Soot-free solutions are commercially available today that can transform the choking, acrid exhaust from the truck and bus fleets of the world. When Australia, Brazil, China, India and Mexico implement new vehicle standards (currently adopted, proposed, or under discussion), feasibly as early as 2021, roughly 80% of the world’s new trucks and buses will be soot free. Battery-electric and hydrogen fuel cell technologies offer soot-free options which, when powered by renewable energy, can also virtually eliminate CO2 emissions, adding to the climate benefits in a big way. For some applications, especially urban buses, these may already be the most cost-effective solutions. For others, they are just emerging.

With Soot-Free Transport, we aim to accelerate the transition to soot-free fleets in cities and countries around the globe. Over the course of the coming year, ICCT will pull together resources, best practices and lessons learned from our own research and the experience of international experts to support national, regional and city governments looking to design, adopt and implement policies needed to eliminate diesel pollution from trucks, buses, and non-road equipment. We will organize these resources for easy access and supplement them with webinars, video interviews, and other training materials.
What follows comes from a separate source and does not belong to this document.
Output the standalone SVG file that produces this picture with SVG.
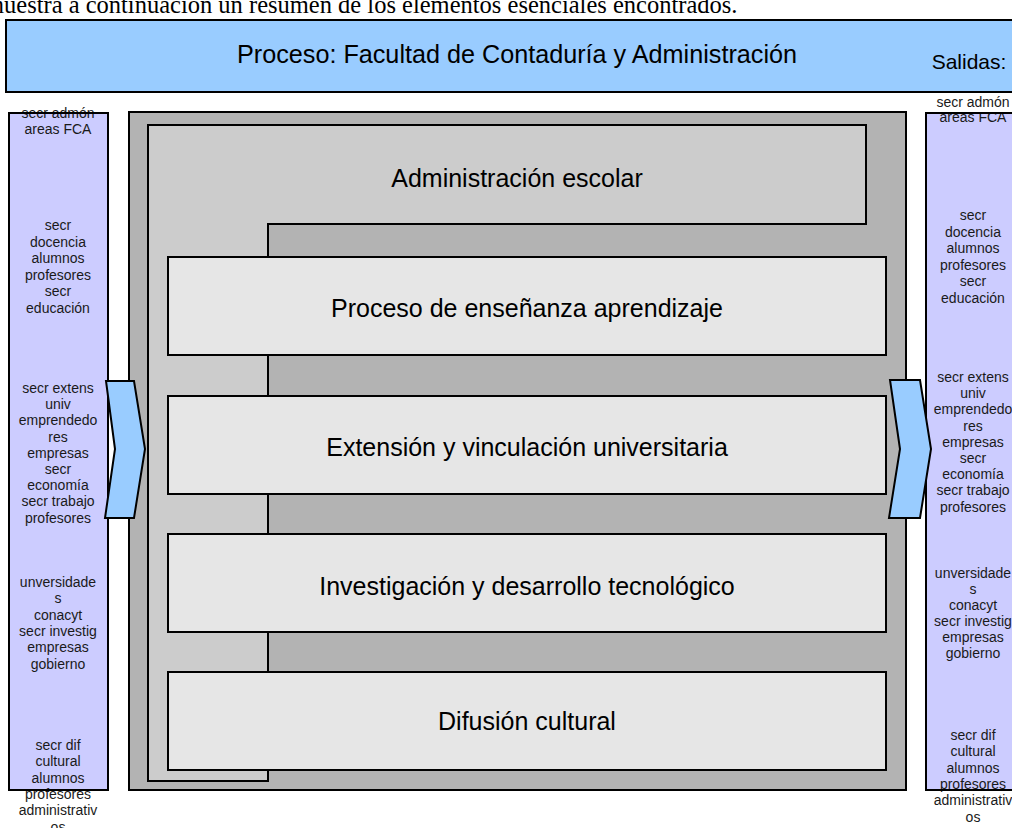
<svg xmlns="http://www.w3.org/2000/svg" width="1012" height="828" viewBox="0 0 1012 828">
<style>
.sm{font-family:"Liberation Sans",Arial,sans-serif;font-size:14px;fill:#1a1a1a;text-anchor:middle}
.lbl{font-family:"Liberation Sans",Arial,sans-serif;font-size:25px;fill:#000;text-anchor:middle}
.box{fill:#e6e6e6;stroke:#000;stroke-width:2}
.col{fill:#ccccff}
.colb{fill:none;stroke:#000;stroke-width:2}
.arr{fill:#99ccff;stroke:#000;stroke-width:2;stroke-linejoin:miter}
</style>
<rect width="1012" height="828" fill="#fff"/>
<text x="-15" y="13" font-family="Liberation Serif,'Times New Roman',serif" font-size="24.5" fill="#000">muestra a continuación un resumen de los elementos esenciales encontrados.</text>

<g id="banner">
<rect x="6" y="20" width="1020" height="72" fill="#99ccff" stroke="#000" stroke-width="2"/>
<text x="517" y="63" font-family="Liberation Sans,Arial,sans-serif" font-size="25" textLength="560" lengthAdjust="spacingAndGlyphs" text-anchor="middle" fill="#000">Proceso: Facultad de Contaduría y Administración</text>
<text x="969" y="69" font-family="Liberation Sans,Arial,sans-serif" font-size="21" text-anchor="middle" fill="#000">Salidas:</text>
</g>

<g id="inputs">
<rect class="col" x="9" y="113" width="99" height="677"/>
<text class="sm"><tspan x="58" y="118">secr admón</tspan><tspan x="58" y="134">areas FCA</tspan></text>
<text class="sm"><tspan x="58" y="230">secr</tspan><tspan x="58" y="246.5">docencia</tspan><tspan x="58" y="263">alumnos</tspan><tspan x="58" y="279.5">profesores</tspan><tspan x="58" y="296">secr</tspan><tspan x="58" y="312.5">educación</tspan></text>
<text class="sm"><tspan x="58" y="393">secr extens</tspan><tspan x="58" y="409.2">univ</tspan><tspan x="58" y="425.4">emprendedo</tspan><tspan x="58" y="441.6">res</tspan><tspan x="58" y="457.8">empresas</tspan><tspan x="58" y="474">secr</tspan><tspan x="58" y="490.2">economía</tspan><tspan x="58" y="506.4">secr trabajo</tspan><tspan x="58" y="522.6">profesores</tspan></text>
<text class="sm"><tspan x="58" y="587">unversidade</tspan><tspan x="58" y="603.3">s</tspan><tspan x="58" y="619.6">conacyt</tspan><tspan x="58" y="635.9">secr investig</tspan><tspan x="58" y="652.2">empresas</tspan><tspan x="58" y="668.5">gobierno</tspan></text>
<text class="sm"><tspan x="58" y="750">secr dif</tspan><tspan x="58" y="766.3">cultural</tspan><tspan x="58" y="782.6">alumnos</tspan><tspan x="58" y="798.9">profesores</tspan><tspan x="58" y="815.2">administrativ</tspan><tspan x="58" y="831.5">os</tspan></text>
<rect class="colb" x="9" y="113" width="99" height="677"/>
</g>

<g id="outputs">
<rect class="col" x="926" y="113" width="100" height="677"/>
<text class="sm"><tspan x="973" y="107">secr admón</tspan><tspan x="973" y="122">areas FCA</tspan></text>
<text class="sm"><tspan x="973" y="220">secr</tspan><tspan x="973" y="236.5">docencia</tspan><tspan x="973" y="253">alumnos</tspan><tspan x="973" y="269.5">profesores</tspan><tspan x="973" y="286">secr</tspan><tspan x="973" y="302.5">educación</tspan></text>
<text class="sm"><tspan x="973" y="382">secr extens</tspan><tspan x="973" y="398.2">univ</tspan><tspan x="973" y="414.4">emprendedo</tspan><tspan x="973" y="430.6">res</tspan><tspan x="973" y="446.8">empresas</tspan><tspan x="973" y="463">secr</tspan><tspan x="973" y="479.2">economía</tspan><tspan x="973" y="495.4">secr trabajo</tspan><tspan x="973" y="511.6">profesores</tspan></text>
<text class="sm"><tspan x="973" y="578">unversidade</tspan><tspan x="973" y="594">s</tspan><tspan x="973" y="610">conacyt</tspan><tspan x="973" y="626">secr investig</tspan><tspan x="973" y="642">empresas</tspan><tspan x="973" y="658">gobierno</tspan></text>
<text class="sm"><tspan x="973" y="740">secr dif</tspan><tspan x="973" y="756.3">cultural</tspan><tspan x="973" y="772.6">alumnos</tspan><tspan x="973" y="788.9">profesores</tspan><tspan x="973" y="805.2">administrativ</tspan><tspan x="973" y="821.5">os</tspan></text>
<rect class="colb" x="926" y="113" width="100" height="677"/>
</g>

<g id="process">
<rect x="129" y="112" width="777" height="678" fill="#b3b3b3" stroke="#000" stroke-width="2"/>
<path d="M148,125 H866 V224 H268 V781 H148 Z" fill="#cccccc" stroke="#000" stroke-width="2"/>
</g>
<g id="admin"><text class="lbl" x="517" y="187">Administración escolar</text></g>
<g id="ensenanza"><rect class="box" x="168" y="257" width="718" height="98"/><text class="lbl" x="527" y="317">Proceso de enseñanza aprendizaje</text></g>
<g id="extension"><rect class="box" x="168" y="396" width="718" height="98"/><text class="lbl" x="527" y="456">Extensión y vinculación universitaria</text></g>
<g id="investigacion"><rect class="box" x="168" y="534" width="718" height="98"/><text class="lbl" x="527" y="595">Investigación y desarrollo tecnológico</text></g>
<g id="difusion"><rect class="box" x="168" y="672" width="718" height="98"/><text class="lbl" x="527" y="730">Difusión cultural</text></g>

<g id="connectors">
<polygon class="arr" points="106,381 134,381 145,449 134,518 105,518 115,449"/>
<polygon class="arr" points="890,380 920,380 931,449 920,518 889,518 900,449"/>
</g>
</svg>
Soot-free Transport will tackle:

  • Land transport contributions to ambient air pollution, health impacts, and climate change
  • Soot-free engines, aftertreatment technologies and fuels
  • Best practices on soot-free policies for new and in-use vehicles
  • Regulatory design considerations for effective new vehicle standards
  • Maintenance, operational, and cost requirements of soot-free technologies
  • Compliance and enforcement tools and mechanisms
  • City, state, and national policy options to accelerate the transition to soot-free fleets
  • Regulatory analyses to support policy adoption

Soot-free Transport can only be effective if we reach the right people in cities and countries around the world who need this information. Please join and follow our Soot-free Transport groups on LinkedIn and Facebook. Have a soot-free topic that you are grappling with? Let me know (kate@theicct.org) and we will try to address it.

The truth is that we’ve had ready solutions at hand for the 15+ years that I’ve been working on urban air pollution. Today, soot-free transport solutions are ever more available, with manufacturers committed to offering them in key markets, real progress on fuel quality, and advanced technologies putting even more pressure on the older ones. The world is ready for soot-free solutions and Soot-free Transport is ready to provide them.